[Begin STORED DATA]

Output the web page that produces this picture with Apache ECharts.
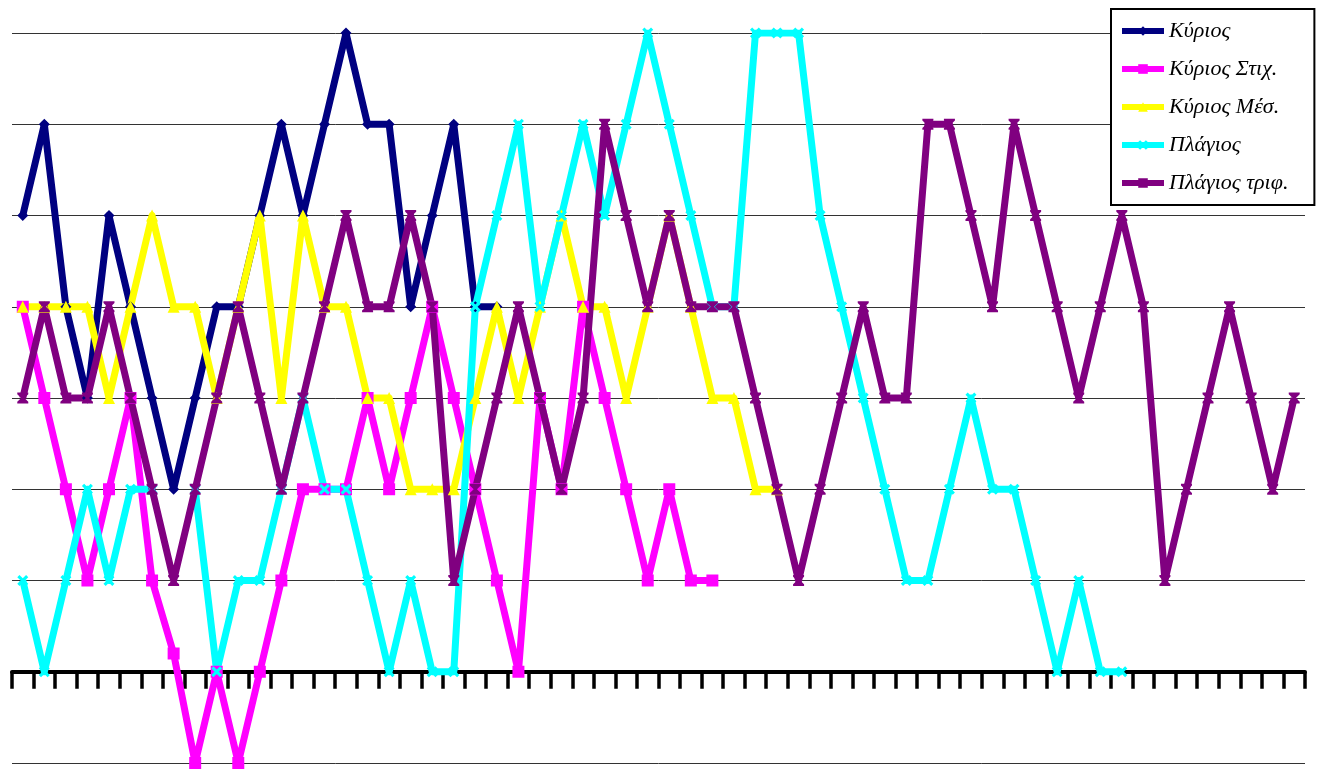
<!DOCTYPE html>
<html>
<head>
<meta charset="utf-8">
<script src="https://cdn.jsdelivr.net/npm/echarts@6/dist/echarts.min.js"></script>
<style>
html,body{margin:0;padding:0;background:#fff;}
#chart{width:1322px;height:770px;}
</style>
</head>
<body>
<div id="chart"></div>
<script>
// ---- data ----
var categories = [];
for (var c = 1; c <= 60; c++) categories.push(String(c));

var seriesNames = ['Κύριος', 'Κύριος Στιχ.', 'Κύριος Μέσ.', 'Πλάγιος', 'Πλάγιος τριφ.'];

var kyrios = [5,6,4,3,5,4,3,2,3,4,4,5,6,5,6,7,6,6,4,5,6,4,4];
var kyriosStix = [4,3,2,1,2,3,1,0.2,-1,0,-1,0,1,2,2,2,3,2,3,4,3,2,1,0,3,2,4,3,2,1,2,1,1];
var kyriosMes = [4,4,4,4,3,4,5,4,4,3,4,5,3,5,4,4,3,3,2,2,2,3,4,3,4,5,4,4,3,4,5,4,3,3,2,2];
var plagios = [1,0,1,2,1,2,2,null,2,0,1,1,2,3,2,2,1,0,1,0,0,4,5,6,4,5,6,5,6,7,6,5,4,4,7,7,7,5,4,3,2,1,1,2,3,2,2,1,0,1,0,0];
var plagiosTrif = [3,4,3,3,4,3,2,1,2,3,4,3,2,3,4,5,4,4,5,4,1,2,3,4,3,2,3,6,5,4,5,4,4,4,3,2,1,2,3,4,3,3,6,6,5,4,6,5,4,3,4,5,4,1,2,3,4,3,2,3];

var yMin = -1, yMax = 7, yStep = 1;

// ---- styles ----
var crossPath = 'path://M2,0L5,3L8,0L10,2L7,5L10,8L8,10L5,7L2,10L0,8L3,5L0,2Z';
var starPath = 'path://M0,0L10,0L10,1.5L6.5,5L10,8.5L10,10L0,10L0,8.5L3.5,5L0,1.5Z';

function mk(name, data, color, symbol, size) {
  return {
    name: name,
    type: 'line',
    data: data,
    symbol: symbol,
    symbolSize: size,
    showAllSymbol: true,
    connectNulls: false,
    animation: false,
    lineStyle: { color: color, width: 7, join: 'round', cap: 'butt' },
    itemStyle: { color: color },
    emphasis: { disabled: true }
  };
}

var chart = echarts.init(document.getElementById('chart'), null, { renderer: 'canvas' });
chart.setOption({
  backgroundColor: '#fff',
  animation: false,
  grid: { left: 12, right: 17, top: 33, bottom: 7, containLabel: false },
  legend: {
    orient: 'vertical',
    left: 1111,
    top: 9,
    padding: [11, 26, 11, 8],
    itemWidth: 42,
    itemHeight: 12,
    itemGap: 16,
    backgroundColor: '#fff',
    borderColor: '#000',
    borderWidth: 2,
    borderRadius: 0,
    lineStyle: { width: 6 },
    textStyle: {
      fontFamily: 'Liberation Serif, DejaVu Serif, serif',
      fontStyle: 'italic',
      fontSize: 22,
      lineHeight: 22,
      color: '#000'
    },
    data: seriesNames
  },
  xAxis: {
    type: 'category',
    data: categories,
    boundaryGap: true,
    axisLine: { show: true, onZero: true, lineStyle: { color: '#000', width: 4 } },
    axisTick: { show: true, interval: 0, length: 17, lineStyle: { color: '#000', width: 3.5 } },
    axisLabel: { show: false },
    splitLine: { show: false }
  },
  yAxis: {
    type: 'value',
    min: yMin,
    max: yMax,
    interval: yStep,
    axisLine: { show: false },
    axisTick: { show: false },
    axisLabel: { show: false },
    splitLine: { show: true, lineStyle: { color: '#333', width: 1 } }
  },
  series: [
    mk(seriesNames[0], kyrios, '#000080', 'diamond', 11),
    mk(seriesNames[1], kyriosStix, '#FF00FF', 'rect', 12),
    mk(seriesNames[2], kyriosMes, '#FFFF00', 'triangle', 12),
    mk(seriesNames[3], plagios, '#00FFFF', crossPath, 11),
    mk(seriesNames[4], plagiosTrif, '#800080', starPath, 11)
  ]
});
</script>
</body>
</html>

[End STORED DATA]

AIM
Reproduce each line exactly as it appears, omitting the pictures.

TASK RESULT
Output the web page that produces this picture with Apache ECharts.
<!DOCTYPE html>
<html>
<head>
<meta charset="utf-8">
<script src="https://cdn.jsdelivr.net/npm/echarts@6/dist/echarts.min.js"></script>
<style>
html,body{margin:0;padding:0;background:#fff;}
#chart{width:1322px;height:770px;}
</style>
</head>
<body>
<div id="chart"></div>
<script>
// ---- data ----
var categories = [];
for (var c = 1; c <= 60; c++) categories.push(String(c));

var seriesNames = ['Κύριος', 'Κύριος Στιχ.', 'Κύριος Μέσ.', 'Πλάγιος', 'Πλάγιος τριφ.'];

var kyrios = [5,6,4,3,5,4,3,2,3,4,4,5,6,5,6,7,6,6,4,5,6,4,4];
var kyriosStix = [4,3,2,1,2,3,1,0.2,-1,0,-1,0,1,2,2,2,3,2,3,4,3,2,1,0,3,2,4,3,2,1,2,1,1];
var kyriosMes = [4,4,4,4,3,4,5,4,4,3,4,5,3,5,4,4,3,3,2,2,2,3,4,3,4,5,4,4,3,4,5,4,3,3,2,2];
var plagios = [1,0,1,2,1,2,2,null,2,0,1,1,2,3,2,2,1,0,1,0,0,4,5,6,4,5,6,5,6,7,6,5,4,4,7,7,7,5,4,3,2,1,1,2,3,2,2,1,0,1,0,0];
var plagiosTrif = [3,4,3,3,4,3,2,1,2,3,4,3,2,3,4,5,4,4,5,4,1,2,3,4,3,2,3,6,5,4,5,4,4,4,3,2,1,2,3,4,3,3,6,6,5,4,6,5,4,3,4,5,4,1,2,3,4,3,2,3];

var yMin = -1, yMax = 7, yStep = 1;

// ---- styles ----
var crossPath = 'path://M2,0L5,3L8,0L10,2L7,5L10,8L8,10L5,7L2,10L0,8L3,5L0,2Z';
var starPath = 'path://M0,0L10,0L10,1.5L6.5,5L10,8.5L10,10L0,10L0,8.5L3.5,5L0,1.5Z';

function mk(name, data, color, symbol, size) {
  return {
    name: name,
    type: 'line',
    data: data,
    symbol: symbol,
    symbolSize: size,
    showAllSymbol: true,
    connectNulls: false,
    animation: false,
    lineStyle: { color: color, width: 7, join: 'round', cap: 'butt' },
    itemStyle: { color: color },
    emphasis: { disabled: true }
  };
}

var chart = echarts.init(document.getElementById('chart'), null, { renderer: 'canvas' });
chart.setOption({
  backgroundColor: '#fff',
  animation: false,
  grid: { left: 12, right: 17, top: 33, bottom: 7, containLabel: false },
  legend: {
    orient: 'vertical',
    left: 1111,
    top: 9,
    padding: [11, 26, 11, 8],
    itemWidth: 42,
    itemHeight: 12,
    itemGap: 16,
    backgroundColor: '#fff',
    borderColor: '#000',
    borderWidth: 2,
    borderRadius: 0,
    lineStyle: { width: 6 },
    textStyle: {
      fontFamily: 'Liberation Serif, DejaVu Serif, serif',
      fontStyle: 'italic',
      fontSize: 22,
      lineHeight: 22,
      color: '#000'
    },
    data: seriesNames
  },
  xAxis: {
    type: 'category',
    data: categories,
    boundaryGap: true,
    axisLine: { show: true, onZero: true, lineStyle: { color: '#000', width: 4 } },
    axisTick: { show: true, interval: 0, length: 17, lineStyle: { color: '#000', width: 3.5 } },
    axisLabel: { show: false },
    splitLine: { show: false }
  },
  yAxis: {
    type: 'value',
    min: yMin,
    max: yMax,
    interval: yStep,
    axisLine: { show: false },
    axisTick: { show: false },
    axisLabel: { show: false },
    splitLine: { show: true, lineStyle: { color: '#333', width: 1 } }
  },
  series: [
    mk(seriesNames[0], kyrios, '#000080', 'diamond', 11),
    mk(seriesNames[1], kyriosStix, '#FF00FF', 'rect', 12),
    mk(seriesNames[2], kyriosMes, '#FFFF00', 'triangle', 12),
    mk(seriesNames[3], plagios, '#00FFFF', crossPath, 11),
    mk(seriesNames[4], plagiosTrif, '#800080', starPath, 11)
  ]
});
</script>
</body>
</html>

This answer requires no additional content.